Can we, as Israelis, guarantee or be sure that if we give back the Golan Heights that were taken from Syria during the war of 1967, will Syria comply with the agreement of sustainable peace with Israel? 

Can we trust the Palestinians if we give them back the territories?  For independent Palestinians state, that they would not launch another war, go on another attack against Israel and also the rest of the territory?

But this is the basic question.  And this was the basic distinction between Right and Left.  Right was voting against giving back territories, the Left said we have to compromise otherwise we are going to face a new war with either Syria or the Palestinians or both of them very sooon. 

Nowadays, things have changed because the most right-wing Prime Minister Israel ever had, Ariel Sharon, gave back the Gaza Strip.  Now, basically, he did it just to divert attention from the police inquiries against him in Israel.  So, he did it for irrelevant reasons, but I would say this, the distinction is very, very narrow, and even Benjamin Netanyahu, now the right-wing leader, offered some compensation, some retreats to the Palestinians when he was the Prime Minister. 
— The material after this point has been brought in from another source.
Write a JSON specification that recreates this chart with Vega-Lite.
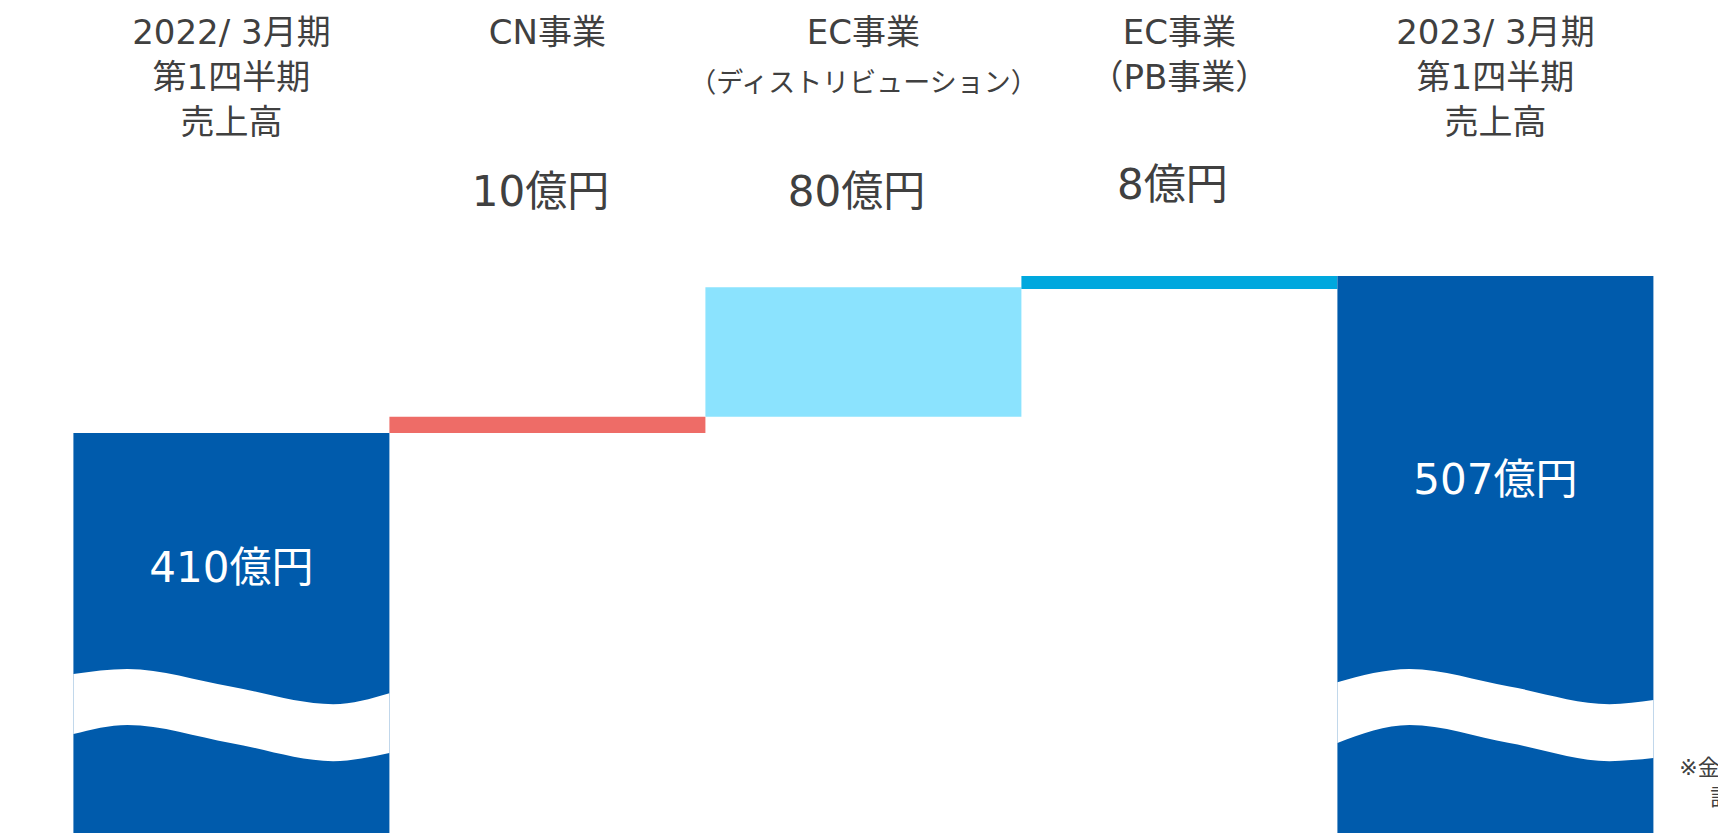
{
  "$schema": "https://vega.github.io/schema/vega-lite/v6.json",
  "width": 1718,
  "height": 833,
  "autosize": {"type": "none"},
  "padding": 0,
  "background": "white",
  "config": {"view": {"stroke": null}, "font": "DejaVu Sans, Noto Sans CJK JP"},
  "datasets": {
    "bars": [
      {"order": 0, "segment": "total22", "label": "2022/ 3月期|第1四半期|売上高", "from": 0, "to": 410, "amount": "410億円"},
      {"order": 1, "segment": "CN", "label": "CN事業", "from": 410, "to": 420, "amount": "10億円"},
      {"order": 2, "segment": "ECD", "label": "EC事業", "sub": "（ディストリビューション）", "from": 420, "to": 500, "amount": "80億円"},
      {"order": 3, "segment": "PB", "label": "EC事業|（PB事業）", "from": 499, "to": 507, "amount": "8億円"},
      {"order": 4, "segment": "total23", "label": "2023/ 3月期|第1四半期|売上高", "from": 0, "to": 507, "amount": "507億円"}
    ],
    "breaks": [
      {"bar": "a", "pos": 0, "upper": 261.1, "lower": 224.0},
      {"bar": "a", "pos": 0.171, "upper": 264.2, "lower": 229.6},
      {"bar": "a", "pos": 0.497, "upper": 253.4, "lower": 218.5},
      {"bar": "a", "pos": 0.822, "upper": 242.5, "lower": 207.3},
      {"bar": "a", "pos": 1.0, "upper": 249.3, "lower": 212.3},
      {"bar": "b", "pos": 4.0, "upper": 256.1, "lower": 218.5},
      {"bar": "b", "pos": 4.228, "upper": 264.2, "lower": 229.6},
      {"bar": "b", "pos": 4.544, "upper": 253.4, "lower": 218.5},
      {"bar": "b", "pos": 4.861, "upper": 242.5, "lower": 207.3},
      {"bar": "b", "pos": 5.0, "upper": 245.0, "lower": 209.2}
    ]
  },
  "layer": [
    {
      "data": {"name": "bars"},
      "transform": [{"calculate": "datum.order + 1", "as": "orderEnd"}],
      "mark": {"type": "bar", "clip": true},
      "encoding": {
        "x": {"field": "order", "type": "quantitative", "scale": {"domain": [-0.2323, 5.2044], "nice": false, "zero": false}, "axis": null},
        "x2": {"field": "orderEnd"},
        "y": {"field": "from", "type": "quantitative", "scale": {"domain": [162.9, 677.5], "nice": false, "zero": false}, "axis": null},
        "y2": {"field": "to"},
        "color": {
          "field": "segment", "type": "nominal", "legend": null,
          "scale": {"domain": ["total22", "CN", "ECD", "PB", "total23"], "range": ["#005BAC", "#EE6C67", "#8BE3FE", "#00A8DE", "#005BAC"]}
        }
      }
    },
    {
      "data": {"name": "breaks"},
      "mark": {"type": "area", "interpolate": "monotone", "fill": "white", "clip": true},
      "encoding": {
        "x": {"field": "pos", "type": "quantitative", "scale": {"domain": [-0.2323, 5.2044], "nice": false, "zero": false}, "axis": null},
        "y": {"field": "upper", "type": "quantitative", "scale": {"domain": [162.9, 677.5], "nice": false, "zero": false}, "axis": null},
        "y2": {"field": "lower"},
        "detail": {"field": "bar", "type": "nominal"}
      }
    },
    {
      "data": {"name": "bars"},
      "transform": [{"calculate": "datum.order + 0.5", "as": "mid"}],
      "mark": {"type": "text", "baseline": "top", "align": "center", "fontSize": 34, "lineHeight": 45, "lineBreak": "|", "color": "#404040"},
      "encoding": {
        "x": {"field": "mid", "type": "quantitative", "scale": {"domain": [-0.2323, 5.2044], "nice": false, "zero": false}, "axis": null},
        "y": {"datum": 667.0, "type": "quantitative", "scale": {"domain": [162.9, 677.5], "nice": false, "zero": false}, "axis": null},
        "text": {"field": "label"}
      }
    },
    {
      "data": {"name": "bars"},
      "transform": [{"filter": "isValid(datum.sub)"}, {"calculate": "datum.order + 0.5", "as": "mid"}],
      "mark": {"type": "text", "baseline": "alphabetic", "align": "center", "fontSize": 27, "color": "#404040"},
      "encoding": {
        "x": {"field": "mid", "type": "quantitative", "scale": {"domain": [-0.2323, 5.2044], "nice": false, "zero": false}, "axis": null},
        "y": {"datum": 620.7, "type": "quantitative", "scale": {"domain": [162.9, 677.5], "nice": false, "zero": false}, "axis": null},
        "text": {"field": "sub"}
      }
    },
    {
      "data": {"name": "bars"},
      "transform": [{"filter": "datum.order >= 1 && datum.order <= 2"}, {"calculate": "datum.order + 0.5", "as": "mid"}],
      "mark": {"type": "text", "baseline": "alphabetic", "align": "center", "fontSize": 42, "dx": -7, "color": "#404040"},
      "encoding": {
        "x": {"field": "mid", "type": "quantitative", "scale": {"domain": [-0.2323, 5.2044], "nice": false, "zero": false}, "axis": null},
        "y": {"datum": 550.2, "type": "quantitative", "scale": {"domain": [162.9, 677.5], "nice": false, "zero": false}, "axis": null},
        "text": {"field": "amount"}
      }
    },
    {
      "data": {"name": "bars"},
      "transform": [{"filter": "datum.order == 3"}, {"calculate": "datum.order + 0.5", "as": "mid"}],
      "mark": {"type": "text", "baseline": "alphabetic", "align": "center", "fontSize": 42, "dx": -7, "color": "#404040"},
      "encoding": {
        "x": {"field": "mid", "type": "quantitative", "scale": {"domain": [-0.2323, 5.2044], "nice": false, "zero": false}, "axis": null},
        "y": {"datum": 554.6, "type": "quantitative", "scale": {"domain": [162.9, 677.5], "nice": false, "zero": false}, "axis": null},
        "text": {"field": "amount"}
      }
    },
    {
      "data": {"name": "bars"},
      "transform": [{"filter": "datum.order == 0"}, {"calculate": "datum.order + 0.5", "as": "mid"}],
      "mark": {"type": "text", "baseline": "alphabetic", "align": "center", "fontSize": 42, "color": "white"},
      "encoding": {
        "x": {"field": "mid", "type": "quantitative", "scale": {"domain": [-0.2323, 5.2044], "nice": false, "zero": false}, "axis": null},
        "y": {"datum": 317.9, "type": "quantitative", "scale": {"domain": [162.9, 677.5], "nice": false, "zero": false}, "axis": null},
        "text": {"field": "amount"}
      }
    },
    {
      "data": {"name": "bars"},
      "transform": [{"filter": "datum.order == 4"}, {"calculate": "datum.order + 0.5", "as": "mid"}],
      "mark": {"type": "text", "baseline": "alphabetic", "align": "center", "fontSize": 42, "color": "white"},
      "encoding": {
        "x": {"field": "mid", "type": "quantitative", "scale": {"domain": [-0.2323, 5.2044], "nice": false, "zero": false}, "axis": null},
        "y": {"datum": 372.3, "type": "quantitative", "scale": {"domain": [162.9, 677.5], "nice": false, "zero": false}, "axis": null},
        "text": {"field": "amount"}
      }
    },
    {
      "data": {"values": [{"note": "※金額は億円未満を四捨五入して"}]},
      "mark": {"type": "text", "baseline": "alphabetic", "align": "left", "fontSize": 22, "color": "#404040"},
      "encoding": {
        "x": {"datum": 5.082, "type": "quantitative", "scale": {"domain": [-0.2323, 5.2044], "nice": false, "zero": false}, "axis": null},
        "y": {"datum": 198.7, "type": "quantitative", "scale": {"domain": [162.9, 677.5], "nice": false, "zero": false}, "axis": null},
        "text": {"field": "note"}
      }
    },
    {
      "data": {"values": [{"note": "記載しております"}]},
      "mark": {"type": "text", "baseline": "alphabetic", "align": "left", "fontSize": 22, "color": "#404040"},
      "encoding": {
        "x": {"datum": 5.18, "type": "quantitative", "scale": {"domain": [-0.2323, 5.2044], "nice": false, "zero": false}, "axis": null},
        "y": {"datum": 180.0, "type": "quantitative", "scale": {"domain": [162.9, 677.5], "nice": false, "zero": false}, "axis": null},
        "text": {"field": "note"}
      }
    }
  ]
}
But if I were a Palestinian, I would prefer to have either Barak, the leader of the Labor Party, or Tzipi Livni rather than Nathaniel.  Nathaniel comes on the ticket of being a hawkish, anti-Hamas, anti any withdrawal from the territories to power, and he would be elected, if elected, with the voices of the right-wing supporters.  So, he would be reluctant to give up but they always say that things that you see from the Prime Minister’s office, you don’t see it from anywhere else.  So, he would also have to make much, much more retreats and withdrawals than he declares now.